Aim:
Select the lines that contain "this" and copy each of them.

Source material:
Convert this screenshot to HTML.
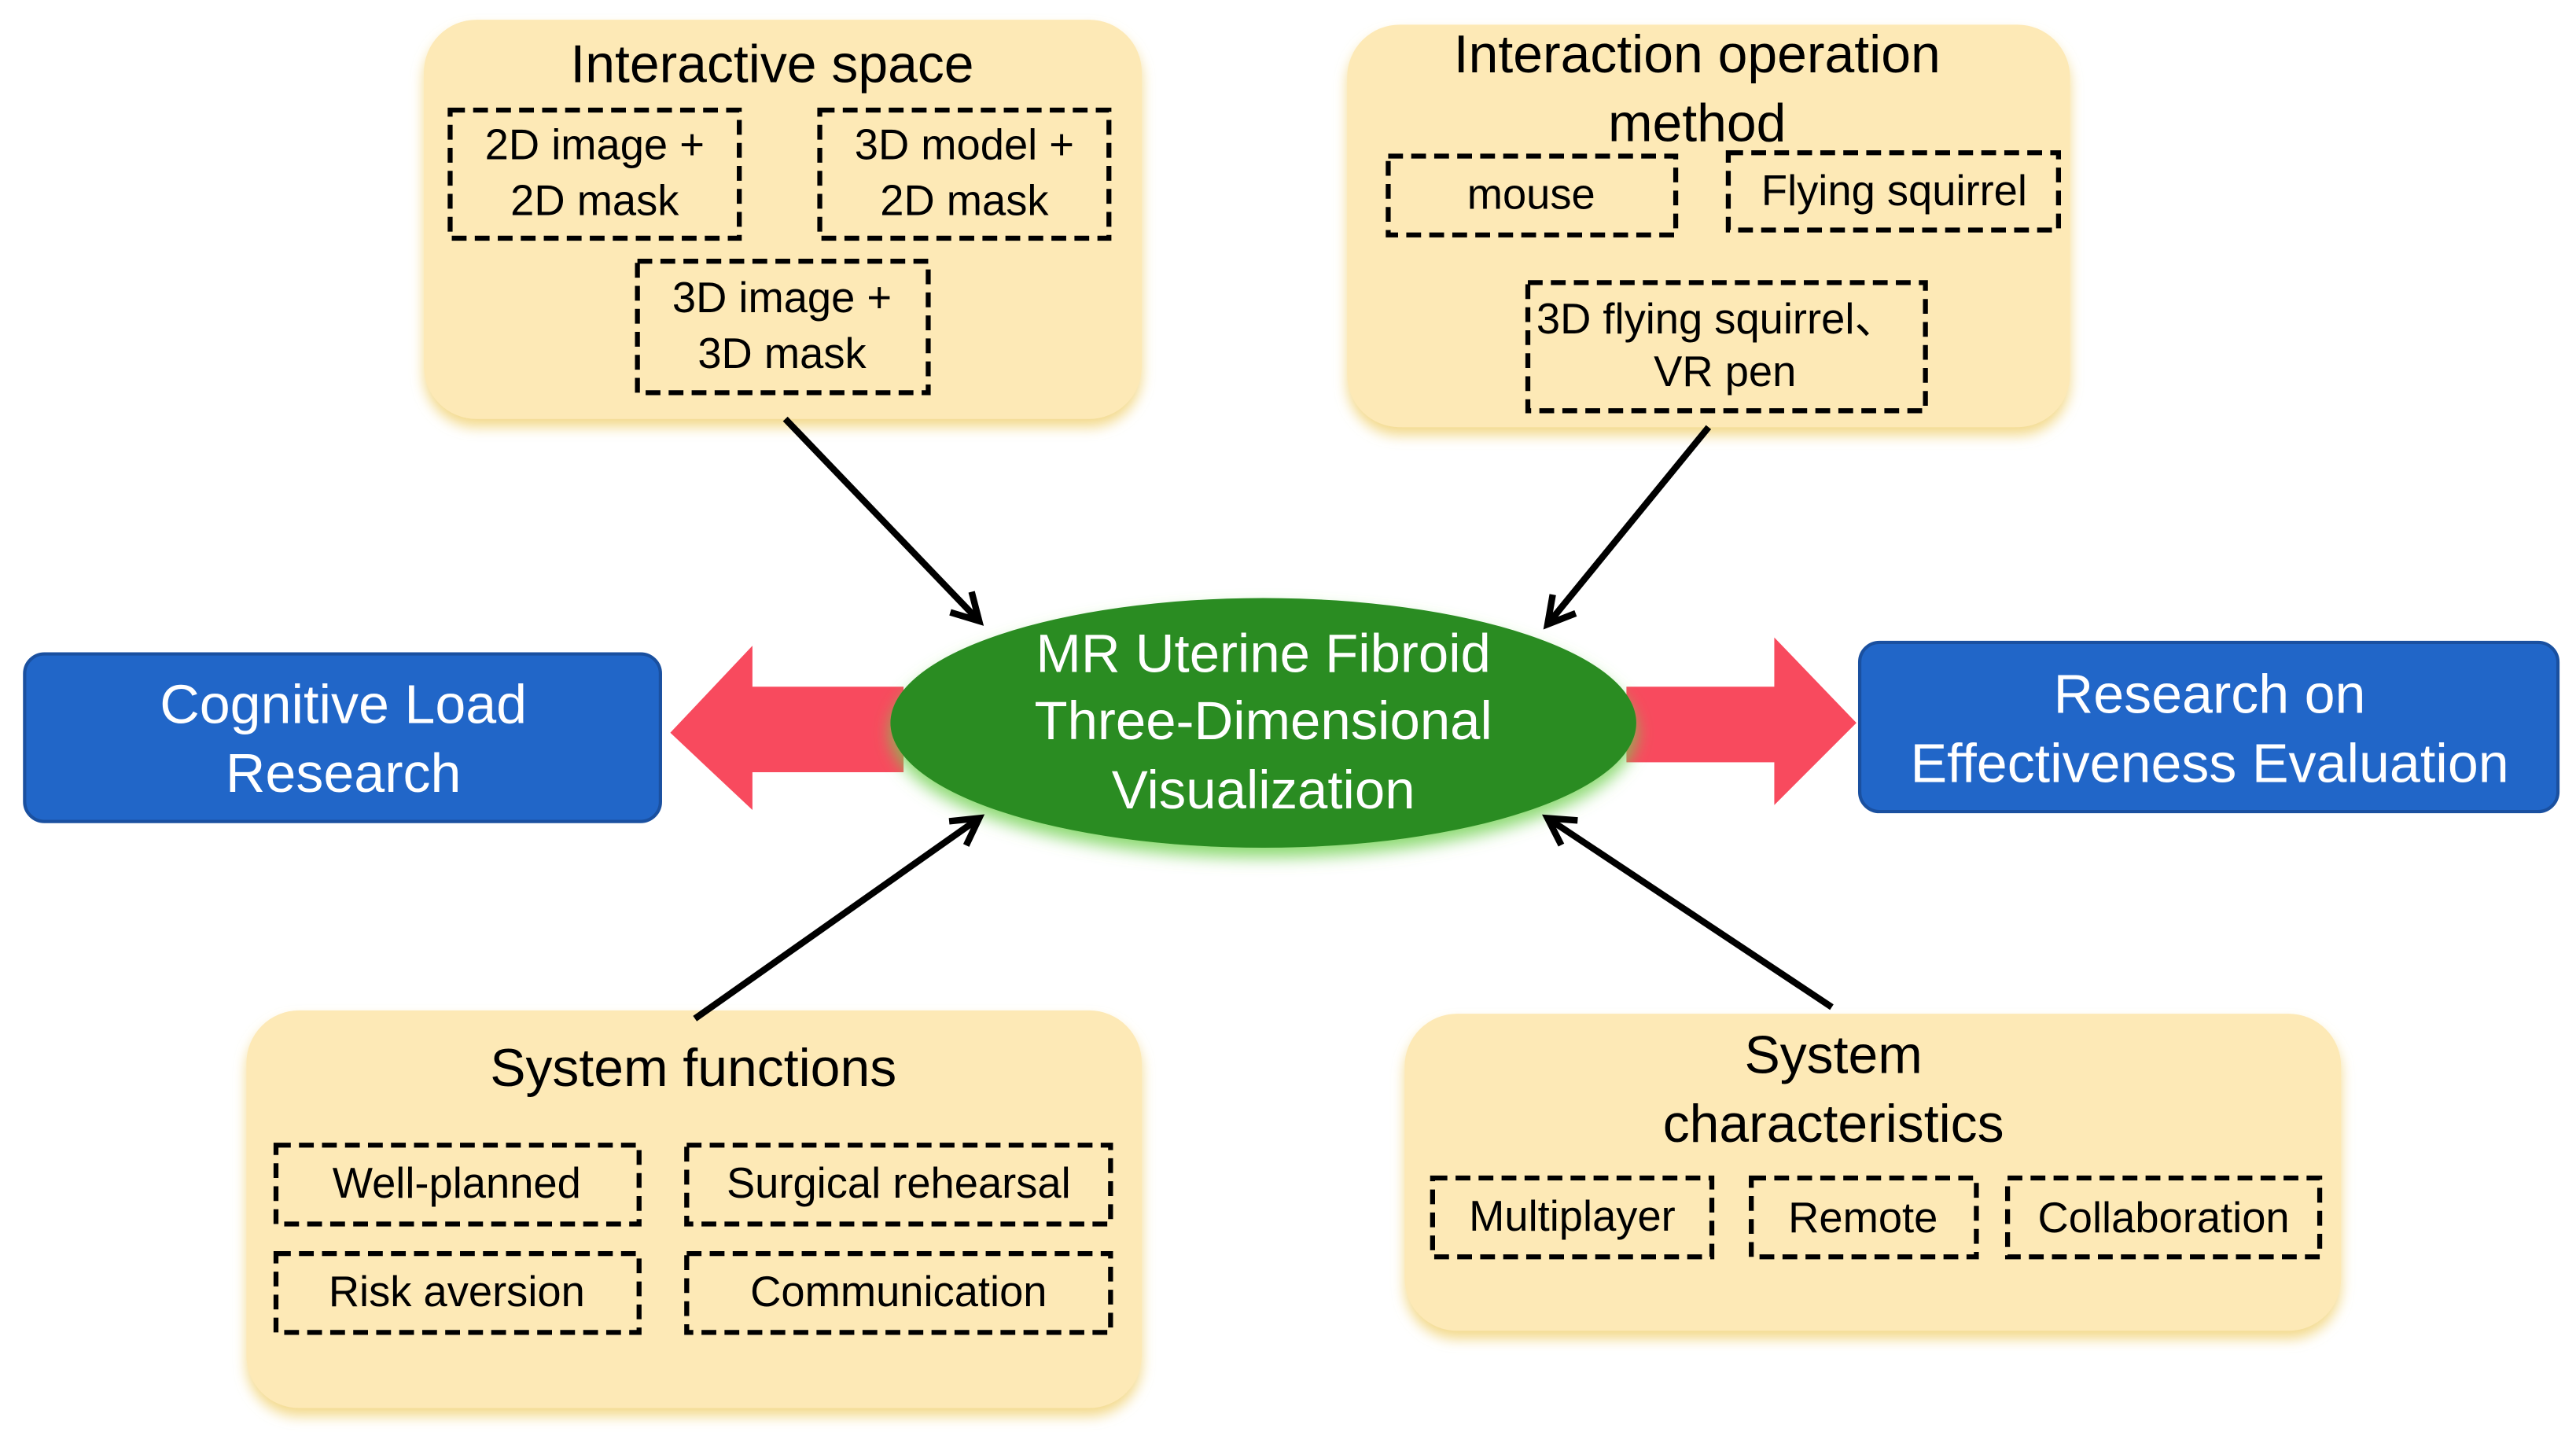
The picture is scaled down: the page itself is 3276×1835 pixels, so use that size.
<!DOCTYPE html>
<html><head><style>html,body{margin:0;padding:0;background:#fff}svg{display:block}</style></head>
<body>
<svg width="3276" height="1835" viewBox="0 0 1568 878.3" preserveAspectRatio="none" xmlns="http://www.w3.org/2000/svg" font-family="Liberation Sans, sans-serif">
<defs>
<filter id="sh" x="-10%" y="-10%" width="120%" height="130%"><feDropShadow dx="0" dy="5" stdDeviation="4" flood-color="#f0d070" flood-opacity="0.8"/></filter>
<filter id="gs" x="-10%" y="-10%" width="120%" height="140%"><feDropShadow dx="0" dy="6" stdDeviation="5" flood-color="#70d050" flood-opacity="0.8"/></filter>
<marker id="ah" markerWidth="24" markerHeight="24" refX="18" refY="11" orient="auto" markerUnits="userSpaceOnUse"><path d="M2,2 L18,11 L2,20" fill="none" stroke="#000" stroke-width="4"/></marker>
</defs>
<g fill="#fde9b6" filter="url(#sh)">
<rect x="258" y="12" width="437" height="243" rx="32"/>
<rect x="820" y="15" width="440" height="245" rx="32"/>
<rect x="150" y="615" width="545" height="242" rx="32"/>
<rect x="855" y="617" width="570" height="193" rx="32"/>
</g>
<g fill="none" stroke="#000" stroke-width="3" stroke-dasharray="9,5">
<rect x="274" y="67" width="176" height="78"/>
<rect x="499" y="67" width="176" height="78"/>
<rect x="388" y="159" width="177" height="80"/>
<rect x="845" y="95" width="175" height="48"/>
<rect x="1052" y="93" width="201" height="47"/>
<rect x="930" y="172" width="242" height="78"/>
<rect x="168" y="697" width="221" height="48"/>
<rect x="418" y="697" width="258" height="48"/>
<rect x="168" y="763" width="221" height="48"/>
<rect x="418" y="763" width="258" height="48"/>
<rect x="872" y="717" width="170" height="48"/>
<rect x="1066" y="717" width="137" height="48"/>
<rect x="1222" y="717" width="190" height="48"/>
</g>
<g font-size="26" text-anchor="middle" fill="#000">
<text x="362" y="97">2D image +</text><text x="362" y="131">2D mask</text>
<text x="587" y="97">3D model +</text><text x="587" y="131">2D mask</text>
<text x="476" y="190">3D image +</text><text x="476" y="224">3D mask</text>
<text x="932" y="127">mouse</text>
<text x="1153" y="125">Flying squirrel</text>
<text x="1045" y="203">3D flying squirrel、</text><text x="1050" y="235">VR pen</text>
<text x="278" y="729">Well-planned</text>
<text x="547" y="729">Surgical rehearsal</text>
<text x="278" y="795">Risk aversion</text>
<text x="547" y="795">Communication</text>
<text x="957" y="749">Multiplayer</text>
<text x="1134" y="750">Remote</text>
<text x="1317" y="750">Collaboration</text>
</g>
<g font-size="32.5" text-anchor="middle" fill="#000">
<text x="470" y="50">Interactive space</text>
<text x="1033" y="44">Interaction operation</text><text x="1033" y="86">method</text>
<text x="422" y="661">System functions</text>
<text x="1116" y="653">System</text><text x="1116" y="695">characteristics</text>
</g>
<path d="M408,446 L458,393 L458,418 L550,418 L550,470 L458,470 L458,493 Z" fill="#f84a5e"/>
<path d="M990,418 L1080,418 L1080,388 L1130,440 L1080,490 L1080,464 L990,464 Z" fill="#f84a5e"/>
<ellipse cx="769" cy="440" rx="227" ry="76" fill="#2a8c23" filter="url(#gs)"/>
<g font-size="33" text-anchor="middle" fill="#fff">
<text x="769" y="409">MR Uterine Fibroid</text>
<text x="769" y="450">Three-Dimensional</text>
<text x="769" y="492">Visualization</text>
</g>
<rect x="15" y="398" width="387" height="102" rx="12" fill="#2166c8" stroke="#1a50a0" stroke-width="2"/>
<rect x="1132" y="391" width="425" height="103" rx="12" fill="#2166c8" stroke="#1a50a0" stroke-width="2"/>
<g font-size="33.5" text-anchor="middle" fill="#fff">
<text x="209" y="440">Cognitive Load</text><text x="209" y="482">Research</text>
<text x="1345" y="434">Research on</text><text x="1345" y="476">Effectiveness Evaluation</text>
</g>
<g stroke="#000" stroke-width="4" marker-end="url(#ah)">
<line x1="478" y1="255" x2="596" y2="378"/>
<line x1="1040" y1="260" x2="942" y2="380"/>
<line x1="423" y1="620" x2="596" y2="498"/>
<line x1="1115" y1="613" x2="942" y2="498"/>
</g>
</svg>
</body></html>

* * *

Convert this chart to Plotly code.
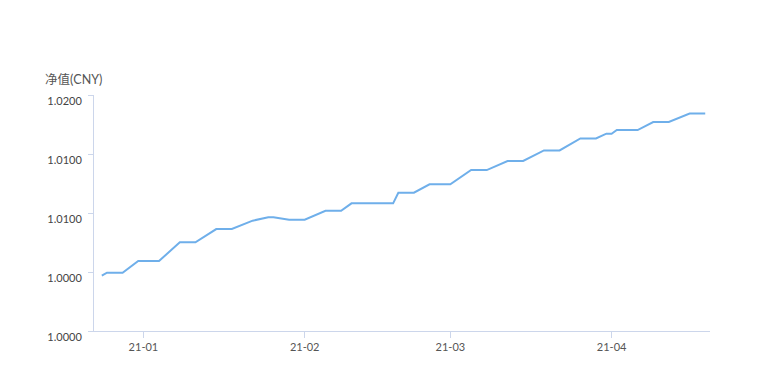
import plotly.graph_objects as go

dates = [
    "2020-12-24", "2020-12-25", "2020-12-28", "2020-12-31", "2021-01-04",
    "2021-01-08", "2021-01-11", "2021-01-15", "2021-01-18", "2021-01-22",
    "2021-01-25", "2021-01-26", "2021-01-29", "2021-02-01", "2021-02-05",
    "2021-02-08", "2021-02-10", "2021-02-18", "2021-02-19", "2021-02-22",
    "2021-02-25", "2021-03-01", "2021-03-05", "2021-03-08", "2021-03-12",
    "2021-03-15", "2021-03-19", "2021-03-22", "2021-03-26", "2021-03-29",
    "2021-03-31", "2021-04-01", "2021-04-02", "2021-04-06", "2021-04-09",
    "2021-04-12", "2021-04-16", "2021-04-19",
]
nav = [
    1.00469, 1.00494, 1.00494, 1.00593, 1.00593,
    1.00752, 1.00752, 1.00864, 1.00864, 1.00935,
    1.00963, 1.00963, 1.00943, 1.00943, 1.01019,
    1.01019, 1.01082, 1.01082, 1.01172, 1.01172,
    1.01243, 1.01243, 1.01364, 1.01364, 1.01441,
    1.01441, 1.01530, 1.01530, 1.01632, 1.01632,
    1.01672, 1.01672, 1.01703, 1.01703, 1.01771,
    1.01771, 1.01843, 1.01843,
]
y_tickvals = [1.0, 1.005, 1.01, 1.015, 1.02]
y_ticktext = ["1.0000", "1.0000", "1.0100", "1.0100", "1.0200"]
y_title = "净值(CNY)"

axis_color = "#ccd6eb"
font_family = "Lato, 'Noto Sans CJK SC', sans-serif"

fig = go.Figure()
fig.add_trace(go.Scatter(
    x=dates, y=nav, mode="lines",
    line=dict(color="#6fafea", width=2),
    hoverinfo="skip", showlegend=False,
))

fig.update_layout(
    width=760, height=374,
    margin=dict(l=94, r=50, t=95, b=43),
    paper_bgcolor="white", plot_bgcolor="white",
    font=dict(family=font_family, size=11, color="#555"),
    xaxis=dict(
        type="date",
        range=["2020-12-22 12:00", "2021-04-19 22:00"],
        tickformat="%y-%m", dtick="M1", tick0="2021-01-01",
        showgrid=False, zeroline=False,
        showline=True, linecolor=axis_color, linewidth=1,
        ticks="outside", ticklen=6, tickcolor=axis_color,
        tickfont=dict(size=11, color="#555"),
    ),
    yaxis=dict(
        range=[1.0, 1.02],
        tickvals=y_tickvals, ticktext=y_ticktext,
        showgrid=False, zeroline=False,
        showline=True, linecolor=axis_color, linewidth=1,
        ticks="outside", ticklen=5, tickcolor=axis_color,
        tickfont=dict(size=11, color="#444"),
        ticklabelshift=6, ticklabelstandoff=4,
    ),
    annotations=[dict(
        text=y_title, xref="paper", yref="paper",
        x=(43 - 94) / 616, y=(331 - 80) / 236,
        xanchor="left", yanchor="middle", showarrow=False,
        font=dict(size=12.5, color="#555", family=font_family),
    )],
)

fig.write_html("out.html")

==

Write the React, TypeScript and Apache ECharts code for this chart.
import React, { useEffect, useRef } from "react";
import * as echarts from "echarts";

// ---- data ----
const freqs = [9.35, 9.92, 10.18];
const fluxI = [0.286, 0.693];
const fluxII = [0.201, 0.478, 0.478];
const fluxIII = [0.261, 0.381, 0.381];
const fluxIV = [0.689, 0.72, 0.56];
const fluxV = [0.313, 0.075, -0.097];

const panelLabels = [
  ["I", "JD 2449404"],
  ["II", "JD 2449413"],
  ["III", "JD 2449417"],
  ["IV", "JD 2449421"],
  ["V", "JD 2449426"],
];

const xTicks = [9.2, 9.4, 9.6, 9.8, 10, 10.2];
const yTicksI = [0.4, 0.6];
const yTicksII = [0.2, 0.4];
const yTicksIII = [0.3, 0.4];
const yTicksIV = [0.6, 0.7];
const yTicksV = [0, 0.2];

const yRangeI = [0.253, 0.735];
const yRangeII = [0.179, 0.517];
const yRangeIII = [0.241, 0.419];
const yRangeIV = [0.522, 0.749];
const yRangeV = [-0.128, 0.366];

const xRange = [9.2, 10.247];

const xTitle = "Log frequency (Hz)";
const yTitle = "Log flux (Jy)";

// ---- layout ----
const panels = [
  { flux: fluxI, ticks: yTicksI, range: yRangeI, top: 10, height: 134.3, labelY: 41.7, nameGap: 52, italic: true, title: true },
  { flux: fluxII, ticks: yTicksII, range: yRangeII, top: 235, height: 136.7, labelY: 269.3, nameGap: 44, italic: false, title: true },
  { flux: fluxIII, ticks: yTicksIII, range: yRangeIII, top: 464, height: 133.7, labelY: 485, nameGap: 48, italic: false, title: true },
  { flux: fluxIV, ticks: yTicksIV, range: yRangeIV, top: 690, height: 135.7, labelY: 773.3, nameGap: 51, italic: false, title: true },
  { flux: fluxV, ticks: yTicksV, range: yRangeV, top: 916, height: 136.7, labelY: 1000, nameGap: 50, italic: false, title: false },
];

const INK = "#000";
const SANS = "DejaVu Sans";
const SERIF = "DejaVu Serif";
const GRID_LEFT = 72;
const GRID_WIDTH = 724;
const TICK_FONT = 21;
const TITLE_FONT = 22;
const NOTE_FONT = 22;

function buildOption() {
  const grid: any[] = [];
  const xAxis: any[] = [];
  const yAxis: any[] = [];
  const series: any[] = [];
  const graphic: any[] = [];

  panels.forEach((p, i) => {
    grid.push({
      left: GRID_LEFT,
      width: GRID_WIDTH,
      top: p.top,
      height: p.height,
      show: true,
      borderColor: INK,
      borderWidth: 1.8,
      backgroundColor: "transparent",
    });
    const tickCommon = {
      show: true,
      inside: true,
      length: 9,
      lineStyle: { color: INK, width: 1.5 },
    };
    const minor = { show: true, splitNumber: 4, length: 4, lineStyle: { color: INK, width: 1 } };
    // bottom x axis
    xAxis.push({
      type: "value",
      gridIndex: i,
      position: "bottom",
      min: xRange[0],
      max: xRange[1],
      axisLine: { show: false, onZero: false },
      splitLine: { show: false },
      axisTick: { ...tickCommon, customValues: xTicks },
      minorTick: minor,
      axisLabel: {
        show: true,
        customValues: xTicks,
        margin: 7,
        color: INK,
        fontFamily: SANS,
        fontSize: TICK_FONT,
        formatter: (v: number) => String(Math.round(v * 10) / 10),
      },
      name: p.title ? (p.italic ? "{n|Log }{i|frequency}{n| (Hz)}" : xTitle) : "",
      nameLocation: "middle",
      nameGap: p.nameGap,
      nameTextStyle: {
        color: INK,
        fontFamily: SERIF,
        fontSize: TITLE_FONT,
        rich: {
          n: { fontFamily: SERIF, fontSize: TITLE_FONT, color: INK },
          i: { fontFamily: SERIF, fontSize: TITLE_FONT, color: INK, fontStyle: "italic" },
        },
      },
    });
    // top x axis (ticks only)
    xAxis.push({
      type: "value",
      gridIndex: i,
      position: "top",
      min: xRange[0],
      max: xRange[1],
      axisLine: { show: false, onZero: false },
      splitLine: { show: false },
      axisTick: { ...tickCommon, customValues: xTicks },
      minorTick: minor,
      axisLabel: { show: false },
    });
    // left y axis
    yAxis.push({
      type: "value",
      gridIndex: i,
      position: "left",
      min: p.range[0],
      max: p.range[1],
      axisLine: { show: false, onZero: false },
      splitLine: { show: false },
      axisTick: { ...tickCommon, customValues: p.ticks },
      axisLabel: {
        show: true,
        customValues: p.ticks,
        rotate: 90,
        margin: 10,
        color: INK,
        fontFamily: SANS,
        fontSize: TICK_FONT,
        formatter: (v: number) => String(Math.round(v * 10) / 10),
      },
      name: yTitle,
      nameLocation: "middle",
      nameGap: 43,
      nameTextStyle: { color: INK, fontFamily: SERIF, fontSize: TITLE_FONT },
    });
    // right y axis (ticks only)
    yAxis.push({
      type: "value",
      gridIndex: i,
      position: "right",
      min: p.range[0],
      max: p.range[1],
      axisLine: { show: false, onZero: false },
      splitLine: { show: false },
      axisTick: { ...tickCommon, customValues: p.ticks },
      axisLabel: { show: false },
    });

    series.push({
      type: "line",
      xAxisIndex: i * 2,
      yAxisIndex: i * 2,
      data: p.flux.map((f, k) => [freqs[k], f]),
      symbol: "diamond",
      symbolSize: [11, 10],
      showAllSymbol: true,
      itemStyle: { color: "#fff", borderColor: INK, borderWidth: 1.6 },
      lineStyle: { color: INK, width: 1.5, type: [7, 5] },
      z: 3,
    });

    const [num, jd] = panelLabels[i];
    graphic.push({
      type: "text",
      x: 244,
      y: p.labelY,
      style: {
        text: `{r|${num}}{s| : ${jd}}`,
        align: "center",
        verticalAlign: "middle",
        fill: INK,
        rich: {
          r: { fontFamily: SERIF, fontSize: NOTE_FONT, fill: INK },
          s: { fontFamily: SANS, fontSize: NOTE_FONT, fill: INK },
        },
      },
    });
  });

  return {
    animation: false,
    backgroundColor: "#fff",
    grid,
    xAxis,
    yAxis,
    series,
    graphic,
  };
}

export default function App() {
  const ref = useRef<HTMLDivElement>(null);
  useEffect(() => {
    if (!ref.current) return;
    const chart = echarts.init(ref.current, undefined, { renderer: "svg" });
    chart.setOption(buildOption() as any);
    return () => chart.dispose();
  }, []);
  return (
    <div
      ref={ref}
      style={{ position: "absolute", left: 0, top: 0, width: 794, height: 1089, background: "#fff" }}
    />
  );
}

Reply:
Convert this screenshot to HTML.
Convert this chart to Plotly code.
Write the React, TypeScript and Apache ECharts code for this chart.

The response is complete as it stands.